Anders ist es bei Betina Tönnissen aus Brüggen: „Wir befinden uns momentan in einer sehr speziellen Situation“, erklärt sie. Derzeit verkauft sie viel Gold, aber das liegt daran, dass ihr Laden „Atelier Schmuck“ sich im Ausverkauf befindet. Am 17. Mai schließt sie ihre Türen und bietet deshalb derzeit alles zu stark reduzierten Preisen an. Ein Anreiz, der viele dann doch zum Kauf von Gold bewegt. „Die Rabatte sind jedoch auch nur möglich, weil wir aktuell Lagerware verkaufen, die noch zu den alten, günstigeren Goldpreisen eingekauft wurde“, erklärt sie.

„Der Unterschied ist jedoch deutlich spürbar“, so Tönnissen. „Als wir noch nicht im Ausverkauf waren, war das Kaufverhalten sehr viel zögerlicher. Die Leute waren entweder nicht bereit oder nicht in der Lage, so viel zu bezahlen.“ Sie erinnert sich an eine Kundin, die eine Kreuzkette für ihren Enkel zur Kommunion kaufen wollte, aber nicht bereit war, doppelt so viel zu bezahlen wie vor zwei Jahren für den anderen Enkel.
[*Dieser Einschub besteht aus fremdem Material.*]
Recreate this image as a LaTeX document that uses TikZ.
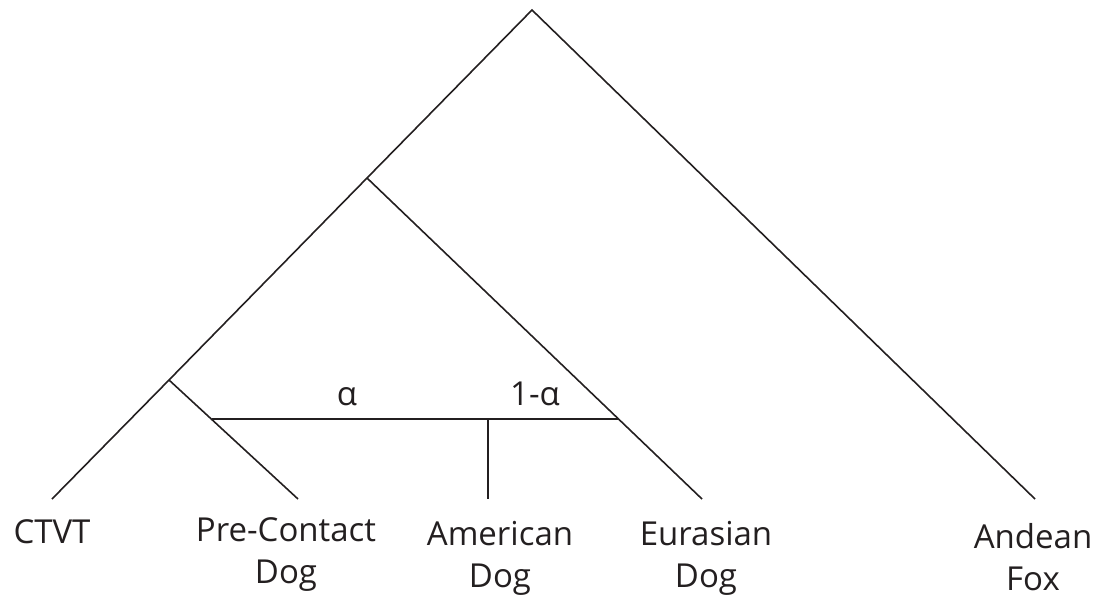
\documentclass[tikz,border=0pt]{standalone}
\usepackage{fontspec}
\setmainfont{Open Sans}
\definecolor{ink}{HTML}{231F20}
\begin{document}
\begin{tikzpicture}[x=1pt,y=-1pt,
  branch/.style={draw=ink,line width=1.6pt},
  leaf/.style={text=ink,font=\fontsize{33}{42}\selectfont,align=center,anchor=base,inner sep=0pt},
  wlabel/.style={text=ink,font=\fontsize{33}{42}\selectfont,anchor=base,inner sep=0pt}]
\useasboundingbox (0,0) rectangle (1099,598);
% tree points
\coordinate (root) at (532,10);
\coordinate (n1) at (367,178);
\coordinate (n2) at (169,380);
\coordinate (ctvtEnd) at (52,499);
\coordinate (pcEnd) at (298,499);
\coordinate (euEnd) at (702,499);
\coordinate (foxEnd) at (1035,499);
\coordinate (h1) at (212,419);
\coordinate (h2) at (618,419);
\coordinate (amTop) at (488,419);
\coordinate (amEnd) at (488,499);
% branches
\draw[branch] (ctvtEnd) -- (n2) -- (n1) -- (root) -- (foxEnd);
\draw[branch] (n2) -- (pcEnd);
\draw[branch] (n1) -- (euEnd);
\draw[branch] (h1) -- (h2);
\draw[branch] (amTop) -- (amEnd);
% labels (anchored at the baseline of the last line)
\node[leaf] (ctvt) at (52,543) {CTVT};
\node[leaf] (pc) at (286,583) {Pre-Contact\\Dog};
\node[leaf] (am) at (500,587) {American\\Dog};
\node[leaf] (eu) at (706,587) {Eurasian\\Dog};
\node[leaf] (fox) at (1033,590) {Andean\\Fox};
\node[wlabel] (alpha) at (347,405) {α};
\node[wlabel] (oneminus) at (535,405) {1-α};
\end{tikzpicture}
\end{document}
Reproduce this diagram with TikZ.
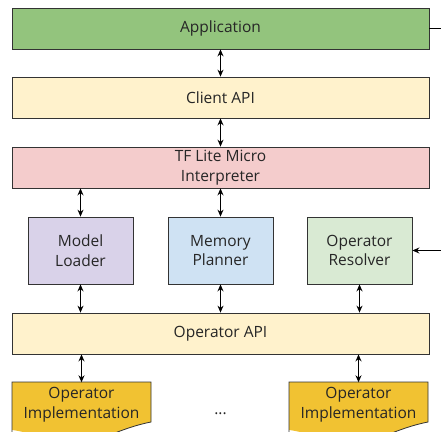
\documentclass[tikz,border=0pt]{standalone}
\usepackage{fontspec}
\setmainfont{Open Sans}
\usetikzlibrary{arrows.meta}

\definecolor{appGreen}{HTML}{93C47D}
\definecolor{apiYellow}{HTML}{FFF2CC}
\definecolor{interpRed}{HTML}{F4CCCC}
\definecolor{loaderPurple}{HTML}{D9D2E9}
\definecolor{plannerBlue}{HTML}{CFE2F3}
\definecolor{resolverGreen}{HTML}{D9EAD3}
\definecolor{implGold}{HTML}{F1C232}

\tikzstyle{tS}=[inner sep = 0pt, align=center, text=black!85, font=\fontsize{15.5}{19.5}\selectfont]
\tikzstyle{bS}=[tS, draw=black!80, line width=0.8pt]
\tikzstyle{wS}=[bS, minimum width = 417pt, minimum height = 41pt]
\tikzstyle{sS}=[bS, minimum width = 105pt, minimum height = 67pt]
\tikzstyle{iS}=[tS, minimum width = 139pt, minimum height = 44pt]
\tikzstyle{aS}=[line width=1.1pt, {Stealth[length=7pt,width=6pt]}-{Stealth[length=7pt,width=6pt]}]
\tikzstyle{inS}=[line width=1.1pt, -{Stealth[length=7pt,width=6pt]}]

\begin{document}
\begin{tikzpicture}[x=1pt,y=-1pt]
    \useasboundingbox (0,0) rectangle (441,431);
    \clip (0,0) rectangle (441,431);

    \draw (220.5,28.5) node[wS,fill=appGreen] (app) {Application};
    \draw (220.5,97.5) node[wS,fill=apiYellow] (client) {Client API};
    \draw (220.5,167.5) node[wS,fill=interpRed] (interp) {TF Lite Micro\\Interpreter};
    \draw (80.5,250.5) node[sS,fill=loaderPurple] (loader) {Model\\Loader};
    \draw (220.5,250.5) node[sS,fill=plannerBlue] (planner) {Memory\\Planner};
    \draw (359.5,250.5) node[sS,fill=resolverGreen] (resolver) {Operator\\Resolver};
    \draw (220.5,333.5) node[wS,fill=apiYellow] (opapi) {Operator API};

    % operator implementations (document shape, cut at the bottom)
    \fill[implGold] (12,382) -- (151,382) -- (151,422) .. controls (120,428) and (100,442) .. (81,442) .. controls (50,442) and (30,432) .. (12,430) -- cycle;
    \draw[draw=black!80, line width=0.8pt] (12,440) -- (12,382) -- (151,382) -- (151,422) .. controls (120,428) and (100,442) .. (81,442);
    \fill[implGold] (289,382) -- (428,382) -- (428,422) .. controls (397,428) and (377,442) .. (358,442) .. controls (327,442) and (307,432) .. (289,430) -- cycle;
    \draw[draw=black!80, line width=0.8pt] (289,440) -- (289,382) -- (428,382) -- (428,422) .. controls (397,428) and (377,442) .. (358,442);
    \draw (81.5,404.5) node[iS] (impl1) {Operator\\Implementation};
    \draw (358.5,404.5) node[iS] (impl2) {Operator\\Implementation};
    \draw (220.5,414) node[tS] (dots) {...};

    \coordinate (outR) at (470,28.5);

    \path
        (app) edge[aS] (client)
        (client) edge[aS] (interp)
        (loader.north |- interp.south) edge[aS] (loader)
        (planner.north |- interp.south) edge[aS] (planner)
        (loader) edge[aS] (loader.south |- opapi.north)
        (planner) edge[aS] (planner.south |- opapi.north)
        (resolver) edge[aS] (resolver.south |- opapi.north)
        (impl1.north |- opapi.south) edge[aS] (impl1.north)
        (impl2.north |- opapi.south) edge[aS] (impl2.north)
    ;
    \draw[line width=1.1pt] (app.east) -- (outR);
    \draw[inS] (outR) |- (resolver.east);
\end{tikzpicture}
\end{document}
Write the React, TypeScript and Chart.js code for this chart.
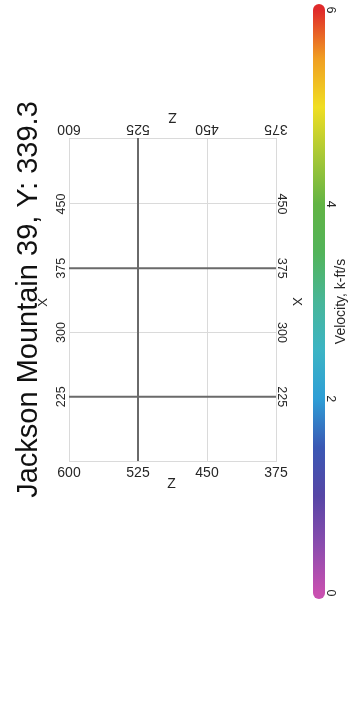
import React, { useEffect, useRef } from 'react';
import { Chart, registerables } from 'chart.js';

Chart.register(...registerables);

// ---- data ----
const TITLE = 'Jackson Mountain 39, Y: 339.3';
const AXIS_Z_TITLE = 'Z';
const AXIS_X_TITLE = 'X';
const CB_TITLE = 'Velocity, k-ft/s';

const Z_RANGE = [375, 600];
const X_RANGE = [150, 527];
const Z_TICKS = [600, 525, 450, 375];
const X_GRID = [150, 225, 300, 375, 450];
const X_TICKS = [450, 375, 300, 225];

const SECTION_Z = [525];
const SECTION_X = [375, 225];

const CB_RANGE = [0, 6];
const CB_TICKS = [0, 2, 4, 6];
const CB_STOPS = [0, 0.5, 1, 1.5, 2, 2.5, 3, 3.5, 4, 4.5, 5, 5.5, 6];
const CB_COLORS = [
  '#c850b0', '#8a4cae', '#5646a6', '#3a58b4', '#2e9ed6', '#3cb4c4', '#48b698',
  '#52b45a', '#62b444', '#a8c836', '#f0de22', '#f09e22', '#e02a2a',
];

// ---- style ----
const FONT = '"Liberation Sans", Arial, sans-serif';
const GRID = '#dadada';
const SECTION = '#6a6a6a';
const TEXT = '#262626';

function txt(
  ctx: CanvasRenderingContext2D, s: string, x: number, y: number, deg: number,
  size: number, color: string, align: CanvasTextAlign = 'center',
) {
  ctx.save();
  ctx.translate(x, y);
  ctx.rotate((deg * Math.PI) / 180);
  ctx.font = `${size}px ${FONT}`;
  ctx.fillStyle = color;
  ctx.textAlign = align;
  ctx.textBaseline = 'alphabetic';
  ctx.fillText(s, 0, 0);
  ctx.restore();
}

const mainText = {
  id: 'mainText',
  afterDraw(chart: any) {
    const { ctx, chartArea: a, scales } = chart;
    const xs = scales.x;
    const ys = scales.y;
    const cx = (a.left + a.right) / 2;
    const cy = (a.top + a.bottom) / 2;
    txt(ctx, TITLE, 37, cy, -90, 29, '#111');
    Z_TICKS.forEach((v) => {
      const px = xs.getPixelForValue(v);
      txt(ctx, String(v), px, a.bottom + 16, 0, 14, TEXT);
      txt(ctx, String(v), px, a.top - 13, 180, 14, TEXT);
    });
    X_TICKS.forEach((v) => {
      const py = ys.getPixelForValue(v);
      txt(ctx, String(v), a.left - 4, py, -90, 12.5, TEXT);
      txt(ctx, String(v), a.right + 2, py, 90, 12.5, TEXT);
    });
    txt(ctx, AXIS_Z_TITLE, cx - 1, a.bottom + 27, 0, 14, TEXT);
    txt(ctx, AXIS_Z_TITLE, cx, a.top - 25, 180, 14, TEXT);
    txt(ctx, AXIS_X_TITLE, a.left - 22, cy + 3, -90, 13, TEXT);
    txt(ctx, AXIS_X_TITLE, a.right + 17, cy + 2, 90, 13, TEXT);
  },
};

const cbText = {
  id: 'cbText',
  afterDraw(chart: any) {
    const { ctx, scales } = chart;
    const ys = scales.y;
    CB_TICKS.forEach((v) => {
      txt(ctx, String(v), 327, ys.getPixelForValue(v), 90, 12.5, TEXT);
    });
    const mid = ys.getPixelForValue((CB_RANGE[0] + CB_RANGE[1]) / 2);
    txt(ctx, CB_TITLE, 345, mid, -90, 14, TEXT);
  },
};

export default function App() {
  const mainRef = useRef<HTMLCanvasElement>(null);
  const cbRef = useRef<HTMLCanvasElement>(null);

  useEffect(() => {
    document.body.style.margin = '0';
    const sectionStyle = {
      showLine: true,
      borderColor: SECTION,
      borderWidth: 2,
      pointRadius: 0,
      fill: false,
    };
    const datasets = [
      ...SECTION_Z.map((z) => ({
        ...sectionStyle,
        data: [{ x: z, y: X_RANGE[0] }, { x: z, y: X_RANGE[1] }],
      })),
      ...SECTION_X.map((xv) => ({
        ...sectionStyle,
        data: [{ x: Z_RANGE[0], y: xv }, { x: Z_RANGE[1], y: xv }],
      })),
    ];
    const gridOpts = { color: GRID, lineWidth: 1, drawTicks: false };
    const borderOpts = { color: GRID, width: 1 };
    const main = new Chart(mainRef.current!, {
      type: 'scatter',
      data: { datasets: datasets as any },
      options: {
        responsive: false,
        animation: false,
        events: [],
        layout: { padding: { left: 69, right: 352 - 276, top: 138, bottom: 723 - 461 } },
        plugins: { legend: { display: false }, tooltip: { enabled: false }, title: { display: false } },
        scales: {
          x: {
            type: 'linear', position: 'bottom', min: Z_RANGE[0], max: Z_RANGE[1], reverse: true,
            afterBuildTicks: (axis: any) => { axis.ticks = Z_TICKS.map((v) => ({ value: v })); },
            ticks: { display: false }, grid: gridOpts, border: borderOpts,
          },
          y: {
            type: 'linear', position: 'left', min: X_RANGE[0], max: X_RANGE[1],
            afterBuildTicks: (axis: any) => { axis.ticks = X_GRID.map((v) => ({ value: v })); },
            ticks: { display: false }, grid: gridOpts, border: borderOpts,
          },
          x2: {
            type: 'linear', position: 'top', min: Z_RANGE[0], max: Z_RANGE[1], reverse: true,
            ticks: { display: false }, grid: { display: false, drawTicks: false }, border: borderOpts,
          },
          y2: {
            type: 'linear', position: 'right', min: X_RANGE[0], max: X_RANGE[1],
            ticks: { display: false }, grid: { display: false, drawTicks: false }, border: borderOpts,
          },
        },
      } as any,
      plugins: [mainText],
    });

    const cb = new Chart(cbRef.current!, {
      type: 'scatter',
      data: {
        datasets: [{
          data: CB_RANGE.map((v) => ({ x: 0, y: v })),
          showLine: true,
          borderWidth: 12,
          borderCapStyle: 'round',
          pointRadius: 0,
          clip: false,
          borderColor: (c: any) => {
            const ch = c.chart;
            const ys = ch.scales && ch.scales.y;
            if (!ch.chartArea || !ys) return CB_COLORS[0];
            const g = ch.ctx.createLinearGradient(
              0, ys.getPixelForValue(CB_RANGE[0]), 0, ys.getPixelForValue(CB_RANGE[1]),
            );
            CB_STOPS.forEach((v, i) => {
              g.addColorStop((v - CB_RANGE[0]) / (CB_RANGE[1] - CB_RANGE[0]), CB_COLORS[i]);
            });
            return g;
          },
        }] as any,
      },
      options: {
        responsive: false,
        animation: false,
        events: [],
        layout: { padding: { left: 313, right: 352 - 325, top: 10, bottom: 723 - 593 } },
        plugins: { legend: { display: false }, tooltip: { enabled: false } },
        scales: {
          x: { type: 'linear', display: false, min: -1, max: 1 },
          y: { type: 'linear', display: false, min: CB_RANGE[0], max: CB_RANGE[1] },
        },
      } as any,
      plugins: [cbText],
    });

    return () => {
      main.destroy();
      cb.destroy();
    };
  }, []);

  const canvasStyle: React.CSSProperties = {
    position: 'absolute', left: 0, top: 0, width: 352, height: 723,
  };
  return (
    <div style={{ position: 'absolute', left: 0, top: 0, width: 352, height: 723, background: '#fff' }}>
      <canvas ref={mainRef} width={352} height={723} style={canvasStyle} />
      <canvas ref={cbRef} width={352} height={723} style={canvasStyle} />
    </div>
  );
}
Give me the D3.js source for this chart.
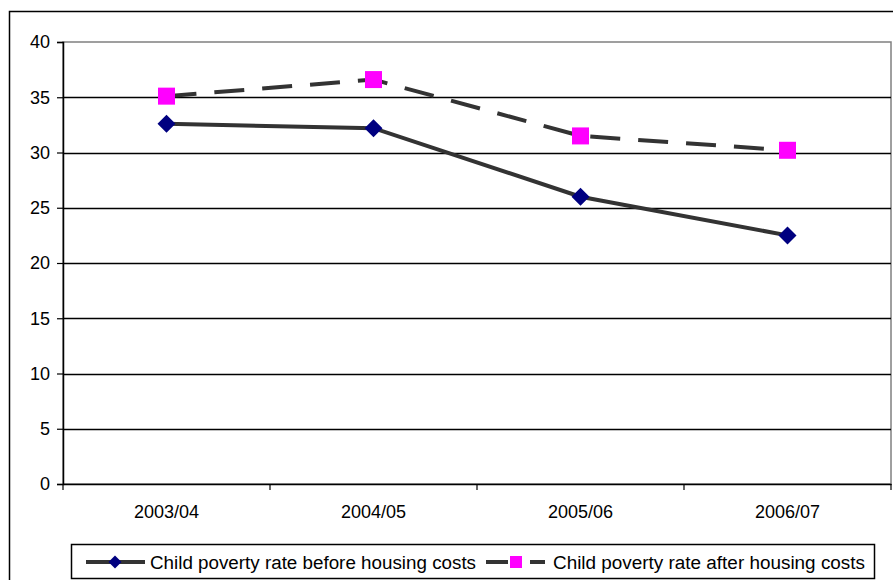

„Von den hohen Preisen profitiert jedoch auch die andere Seite“, merkt Tönnissen. Denn sie kauft in ihrem Laden auch Gold an und hat dabei eine Zunahme der Verkäufe bemerkt. „Die Leute sagen sich ‚Jetzt erst recht‘ und verkaufen ihr Gold, weil es sich momentan für sie lohnt.“ Viele lassen sich den Erlös in bar auszahlen oder investieren das Geld in neue Schmuckstücke, die ihnen besser gefallen.